How did the star-rating system for spiciness get started?
May 30, 2014 6:57 PM Subscribe
At almost any Thai restaurant in the U.S., many dishes can be ordered with a specification of how spicy the dish should be. Usually, this is on a scale of four or five stars (with possibly an extra "Thai hot") at the top. I'm curious as to how this tradition got started and why it's primarily associated with Thai food. (And I guess as a side question, whether this phenomenon extends to Thai restaurants outside of the U.S.)
I've tried to do some searching myself, but either the info is hard to find, or I haven't found the right search query to separate the wheat from the chaff.
posted by ErWenn to Food & Drink (33 answers total) 5 users marked this as a favorite
To be slightly more specific, I guess there are two aspects of this that I think are unusual.
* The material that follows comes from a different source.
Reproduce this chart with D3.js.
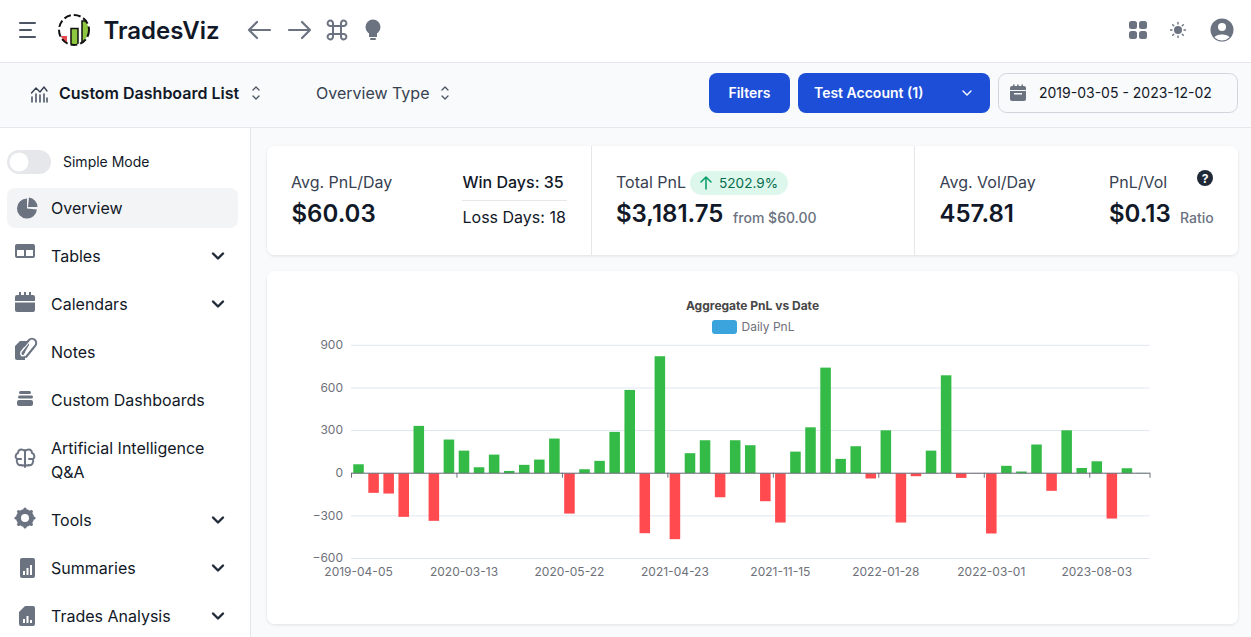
<!DOCTYPE html>
<html>
<head>
<meta charset="utf-8">
<script src="https://cdnjs.cloudflare.com/ajax/libs/d3/7.8.5/d3.min.js"></script>
<style>
    html, body { margin: 0; padding: 0; background: #F9FAFB; overflow: hidden; }
    svg { display: block; font-family: Inter, "Noto Sans", sans-serif; }
    .y.axis .domain { display: none; }
    .y.axis line { stroke: #E0E6F1; }
    .y.axis text, .x.labels text { fill: #6E7079; font-size: 12px; font-family: Inter, sans-serif; }
    .x.labels .domain, .x.labels line { display: none; }
    .x.ticks .domain, .x.ticks line { stroke: #6E7079; }
    .x.ticks text { display: none; }
</style>
</head>
<body>
<div id="page"></div>
<script>
// chart data, one value per trading period
var pnlValues = [63, -138, -143, -307, 333, -335, 237, 159, 42, 131, 16, 59, 96, 244, -284, 28, 87, 291, 586, -422,
    823, -464, 141, 232, -169, 232, 197, -197, -347, 152, 323, 743, 101, 190, -37, 302, -347, -21, 159, 689,
    -33, -2, -424, 52, 12, 202, -124, 302, 37, 84, -319, 35, 2];
var tickLabels = ['2019-04-05', '2020-03-13', '2020-05-22', '2021-04-23', '2021-11-15', '2022-01-28', '2022-03-01', '2023-08-03'];
var labelStep = 7;
var yTicks = [-600, -300, 0, 300, 600, 900];

var menuItems = ['Overview', 'Tables', 'Calendars', 'Notes', 'Custom Dashboards', 'Tools', 'Summaries', 'Trades Analysis'];
var menuBaselines = [214, 262, 310, 358, 406, 526, 574, 622];
var menuChevrons = ['Tables', 'Calendars', 'Tools', 'Summaries', 'Trades Analysis'];

var width = 1251;
var height = 637;
var grey = '#6B7280';
var dark = '#111827';

var svg = d3.select('#page').append('svg')
    .attr('width', width)
    .attr('height', height)
    .attr('viewBox', '0 0 ' + width + ' ' + height);

function box(x, y, w, h, fill, r) {
    return svg.append('rect')
        .attr('x', x).attr('y', y).attr('width', w).attr('height', h)
        .attr('rx', r || 0).attr('fill', fill);
}

function label(str, x, y, size, weight, color, anchor) {
    return svg.append('text')
        .attr('x', x).attr('y', y)
        .attr('font-size', size)
        .attr('font-weight', weight)
        .attr('fill', color)
        .attr('text-anchor', anchor || 'start')
        .text(str);
}

function stroked(d, color, w) {
    return svg.append('path')
        .attr('d', d)
        .attr('fill', 'none')
        .attr('stroke', color)
        .attr('stroke-width', w)
        .attr('stroke-linecap', 'round')
        .attr('stroke-linejoin', 'round');
}

function filled(d, color) {
    return svg.append('path').attr('d', d).attr('fill', color);
}

function chevron(x, y) {
    stroked('M' + (x - 5) + ' ' + (y - 2.5) + 'L' + x + ' ' + (y + 2.5) + 'L' + (x + 5) + ' ' + (y - 2.5), '#1F2937', 2.4);
}

function upDown(x, y) {
    stroked('M' + (x - 3) + ' ' + (y - 3) + 'L' + x + ' ' + (y - 6) + 'L' + (x + 3) + ' ' + (y - 3), '#4B5563', 1.3);
    stroked('M' + (x - 3) + ' ' + (y + 3) + 'L' + x + ' ' + (y + 6) + 'L' + (x + 3) + ' ' + (y + 3), '#4B5563', 1.3);
}

// page frame
box(0, 0, width, 63, '#ffffff');
box(0, 62, width, 1, '#E5E7EB');
box(0, 127, width, 1, '#E5E7EB');
box(0, 128, 250, height - 128, '#ffffff');
box(250, 128, 1, height - 128, '#E5E7EB');

// top bar
stroked('M20 23H35M20 30H31M20 37H35', '#4B5563', 2);

// logo
svg.append('defs').append('clipPath').attr('id', 'logoClip')
    .append('circle').attr('cx', 74).attr('cy', 30).attr('r', 14.5);
var logo = svg.append('g').attr('clip-path', 'url(#logoClip)');
logo.append('path').attr('d', 'M61 36L67 36L67 46L61 46Z').attr('fill', '#E5484D');
logo.append('rect').attr('x', 71).attr('y', 28.5).attr('width', 7).attr('height', 18)
    .attr('fill', '#8DC63F').attr('stroke', '#111').attr('stroke-width', 1.5);
logo.append('rect').attr('x', 82).attr('y', 21).attr('width', 10).attr('height', 26)
    .attr('fill', '#8DC63F').attr('stroke', '#111').attr('stroke-width', 1.5);
svg.append('circle').attr('cx', 74).attr('cy', 30).attr('r', 15)
    .attr('fill', 'none').attr('stroke', '#111').attr('stroke-width', 2).attr('stroke-dasharray', '7 3');

label('TradesViz', 103.5, 39, 24, 600, dark);

stroked('M270 30H249M257 22L249 30L257 38', grey, 2.2);
stroked('M289 30H310M302 22L310 30L302 38', grey, 2.2);
stroked('M333 26V34M341 26V34M333 26H341M333 34H341M333 26H330.5A2.7 2.7 0 1 1 333 23.5V26M341 26V23.5A2.7 2.7 0 1 1 343.5 26H341M333 34V36.5A2.7 2.7 0 1 1 330.5 34H333M341 34H343.5A2.7 2.7 0 1 1 341 36.5V34', grey, 2);
svg.append('circle').attr('cx', 373).attr('cy', 27).attr('r', 7.5).attr('fill', grey);
box(369, 33, 8, 4, grey);
box(370, 38, 6, 2, grey, 1);

[[1129, 21], [1139, 21], [1129, 31], [1139, 31]].forEach(function (p) {
    box(p[0], p[1], 8, 8, grey, 2.5);
});
svg.append('circle').attr('cx', 1178).attr('cy', 30).attr('r', 4).attr('fill', grey);
d3.range(8).forEach(function (i) {
    var a = i * Math.PI / 4;
    stroked('M' + (1178 + 6 * Math.cos(a)) + ' ' + (30 + 6 * Math.sin(a)) + 'L' + (1178 + 7.5 * Math.cos(a)) + ' ' + (30 + 7.5 * Math.sin(a)), grey, 1.4);
});
svg.append('circle').attr('cx', 1222).attr('cy', 30).attr('r', 11.5).attr('fill', grey);
svg.append('circle').attr('cx', 1222).attr('cy', 27).attr('r', 4).attr('fill', '#ffffff');
filled('M1214.5 37.5C1216 33.5 1228 33.5 1229.5 37.5A11 11 0 0 1 1214.5 37.5Z', '#ffffff');

// second bar
stroked('M32 102V97M36 102V94M40 102V95M44 102V94M47 102V98', '#374151', 1.4);
stroked('M31.5 93L36 88L40 92L44 87L47 91', '#374151', 1.4);
label('Custom Dashboard List', 59, 99, 16, 600, dark);
upDown(256, 93);
label('Overview Type', 316, 99, 16, 400, '#374151');
upDown(445, 93);

box(709, 73, 81, 40, '#1D4ED8', 8);
label('Filters', 749.5, 98, 14, 600, '#ffffff', 'middle');
box(798, 73, 192, 40, '#1D4ED8', 8);
label('Test Account (1)', 814, 98, 14, 600, '#ffffff');
stroked('M963 91L967 95L971 91', '#ffffff', 1.4);
svg.append('rect').attr('x', 998.5).attr('y', 73.5).attr('width', 239).attr('height', 39).attr('rx', 8)
    .attr('fill', '#F9FAFB').attr('stroke', '#D1D5DB');
box(1010, 86, 16, 15, grey, 2);
box(1010, 90, 16, 1, '#F9FAFB');
box(1014, 93, 8, 1.5, '#F9FAFB');
box(1013, 84.5, 1.5, 2, grey);
box(1017.2, 84.5, 1.5, 2, grey);
box(1021.5, 84.5, 1.5, 2, grey);
label('2019-03-05 - 2023-12-02', 1039, 98, 14, 400, dark);

// sidebar
box(7, 150, 44, 24, '#E5E7EB', 12);
svg.append('circle').attr('cx', 19).attr('cy', 162).attr('r', 9.5).attr('fill', '#ffffff');
label('Simple Mode', 63, 167, 14, 400, dark);
box(7, 188, 231, 40, '#F3F4F6', 8);

svg.selectAll('text.menu')
    .data(menuItems)
    .enter()
    .append('text')
    .attr('class', 'menu')
    .attr('x', 51)
    .attr('y', function (d, i) { return menuBaselines[i]; })
    .attr('font-size', 16)
    .attr('fill', dark)
    .text(function (d) { return d; });
label('Artificial Intelligence', 51, 454, 16, 400, dark);
label('Q&A', 51, 478, 16, 400, dark);

menuChevrons.forEach(function (name) {
    chevron(218, menuBaselines[menuItems.indexOf(name)] - 6);
});

// sidebar icons
svg.append('path')
    .attr('d', d3.arc().innerRadius(0).outerRadius(10).startAngle(Math.PI / 2 + 0.1).endAngle(Math.PI * 2)())
    .attr('transform', 'translate(27,208.5)')
    .attr('fill', grey);
svg.append('path')
    .attr('d', d3.arc().innerRadius(0).outerRadius(9.5).startAngle(0.1).endAngle(Math.PI / 2)())
    .attr('transform', 'translate(28,207)')
    .attr('fill', grey);
box(15, 244, 20, 14, grey, 2);
box(17, 250, 7, 6, '#ffffff');
box(26, 250, 7, 6, '#ffffff');
box(15, 295, 20, 17, grey, 2);
box(15, 301, 20, 1.5, '#ffffff');
box(19, 292, 2, 4, grey);
box(24, 292, 2, 4, grey);
box(29, 292, 2, 4, grey);
filled('M20 341H29V345L25 352V360H17A2 2 0 0 1 15 358V346Z', grey);
svg.append('path').attr('d', 'M24 355L33 345A2.5 2.5 0 0 0 29 342L21 352C20 355 22 357 25 355L31 348')
    .attr('fill', 'none').attr('stroke', '#ffffff').attr('stroke-width', 1.5);
stroked('M26 357L35 346A4 4 0 0 0 29 340L24 346', grey, 2);
box(19, 391, 12, 3, grey, 1.5);
box(18, 395.5, 15, 3, grey, 1.5);
box(17, 400, 16, 6, grey, 2);
stroked('M25 450V467M25 451C21 448 18 450 18 453C15 454 15 458 17 459C16 462 18 466 21 465C23 466 25 465 25 465M25 451C29 448 32 450 32 453C35 454 35 458 33 459C34 462 32 466 29 465C27 466 25 465 25 465M17 459H21M33 459H29', grey, 2);
svg.append('circle').attr('cx', 25).attr('cy', 518).attr('r', 6.5).attr('fill', 'none').attr('stroke', grey).attr('stroke-width', 5);
d3.range(8).forEach(function (i) {
    var a = i * Math.PI / 4;
    stroked('M' + (25 + 8 * Math.cos(a)) + ' ' + (518 + 8 * Math.sin(a)) + 'L' + (25 + 9 * Math.cos(a)) + ' ' + (518 + 9 * Math.sin(a)), grey, 3.2);
});
box(20, 558, 15, 20, grey, 2);
box(23, 571, 2, 4, '#ffffff');
box(26.5, 568, 2, 7, '#ffffff');
box(30, 565, 2, 10, '#ffffff');
filled('M25 606H33A2 2 0 0 1 35 608V624A2 2 0 0 1 33 626H21A2 2 0 0 1 19 624V612Z', grey);
box(23, 619, 2, 4, '#ffffff');
box(26.5, 616, 2, 7, '#ffffff');
box(30, 620, 2, 3, '#ffffff');

// cards
var shadow = svg.select('defs').append('filter')
    .attr('id', 'cardShadow')
    .attr('x', '-2%').attr('y', '-5%').attr('width', '104%').attr('height', '110%');
shadow.append('feDropShadow')
    .attr('dx', 0).attr('dy', 1).attr('stdDeviation', 1.5)
    .attr('flood-color', '#000000').attr('flood-opacity', 0.1);
box(267, 146, 971, 109, '#ffffff', 8).attr('filter', 'url(#cardShadow)');
box(267, 271, 971, 353, '#ffffff', 8).attr('filter', 'url(#cardShadow)');
box(591, 146, 1, 109, '#E5E7EB');
box(914, 146, 1, 109, '#E5E7EB');

// stat blocks
label('Avg. PnL/Day', 291, 188, 16, 400, '#374151');
label('$60.03', 291.5, 222, 24, 600, dark);
label('Win Days: 35', 462.5, 188, 16, 500, dark);
box(462, 200, 105, 1, '#E5E7EB');
label('Loss Days: 18', 462.5, 223, 16, 400, dark);

label('Total PnL', 616, 188, 16, 400, '#374151');
box(690, 171, 98, 24, '#DEF7EC', 12);
stroked('M706 189V177M701 182L706 177L711 182', '#0E9F6E', 1.6);
label('5202.9%', 719, 188, 13.6, 400, '#046C4E');
label('$3,181.75', 616, 222, 24, 600, dark);
label('from $60.00', 733, 223, 14, 500, grey);

label('Avg. Vol/Day', 939.5, 188, 16, 400, '#374151');
label('457.81', 939.5, 222, 24, 600, dark);
label('PnL/Vol', 1109, 188, 16, 400, '#374151');
label('$0.13', 1109, 222, 24, 600, dark);
label('Ratio', 1180, 223, 14, 500, grey);
svg.append('circle').attr('cx', 1205).attr('cy', 178).attr('r', 8).attr('fill', '#1F2937');
label('?', 1205, 182.5, 12, 700, '#ffffff', 'middle');

// chart
label('Aggregate PnL vs Date', 752.5, 310, 12, 700, '#464646', 'middle');
box(712, 320, 25, 14, '#3BA4DC', 3);
label('Daily PnL', 741.5, 331, 12, 400, '#6E7079');

var margin = { top: 344.8, left: 351, bottom: 558, right: 1149.5 };
var innerW = margin.right - margin.left;
var chart = svg.append('g')
    .attr('transform', 'translate(' + margin.left + ',0)');

var y = d3.scaleLinear()
    .domain([-600, 900])
    .range([margin.bottom, margin.top]);

var x = d3.scaleBand()
    .domain(d3.range(pnlValues.length))
    .range([0, innerW])
    .paddingInner(0.3)
    .paddingOuter(0.15);

// grid lines come from the y axis ticks
chart.append('g')
    .attr('class', 'y axis')
    .call(d3.axisLeft(y).tickValues(yTicks).tickSize(-innerW).tickPadding(8));

chart.append('g')
    .selectAll('rect')
    .data(pnlValues)
    .enter()
    .append('rect')
    .attr('x', function (d, i) { return x(i); })
    .attr('y', function (d) { return y(Math.max(d, 0)) + 0.5; })
    .attr('width', x.bandwidth())
    .attr('height', function (d) { return Math.abs(y(d) - y(0)); })
    .attr('fill', function (d) { return d >= 0 ? '#34BB47' : '#FF4B4F'; });

// ticks sit on the band edges, labels under the band centres
var tickIdx = d3.range(0, pnlValues.length, labelStep).concat([pnlValues.length]);
var xEdge = d3.scaleLinear()
    .domain([0, pnlValues.length])
    .range([0, innerW]);

chart.append('g')
    .attr('class', 'x ticks')
    .attr('transform', 'translate(0,' + y(0) + ')')
    .call(d3.axisBottom(xEdge).tickValues(tickIdx).tickSize(5).tickSizeOuter(0));

var xLabels = d3.range(0, pnlValues.length, labelStep);
chart.append('g')
    .attr('class', 'x labels')
    .attr('transform', 'translate(0,' + (margin.bottom + 6.5) + ')')
    .call(d3.axisBottom(x)
        .tickValues(xLabels)
        .tickSize(0)
        .tickFormat(function (d, i) { return tickLabels[i]; }));
</script>
</body>
</html>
One is the notion that you can order pretty much any dish on the menu with varying levels of spiciness. That's not something you'll see in many other styles of restaurant in the U.S. You might have a few dishes that come in several varieties of varying spiciness (a la Buffalo wings), but not usually every dish on the menu. Even with other cuisines noted for spicy dishes. For example, they won't ask you how spicy you want your taco at a Mexican restaurant or your étoufée at a Cajun restaurant, although they might bring you some hot sauce on the side.
The other unusual thing is that they've pretty strongly standardized to using "stars" to rate the spiciness of food at Thai restaurants. Even though there's absolutely no standardization for exactly what three stars specifically means, everybody seems to use stars. Elsewhere you'll typically get some variant on "mild, medium, or hot", but at Thai restaurants, it's almost always always stars.
I'm not so much looking for wild speculation as to how it might've come to pass. I can do that plenty on my own. I'm more looking for historical information about when the practice started, or who started, or when it became hugely popular. That info may or may not be out there, but I figured that if it was, somebody on MetaFilter would know.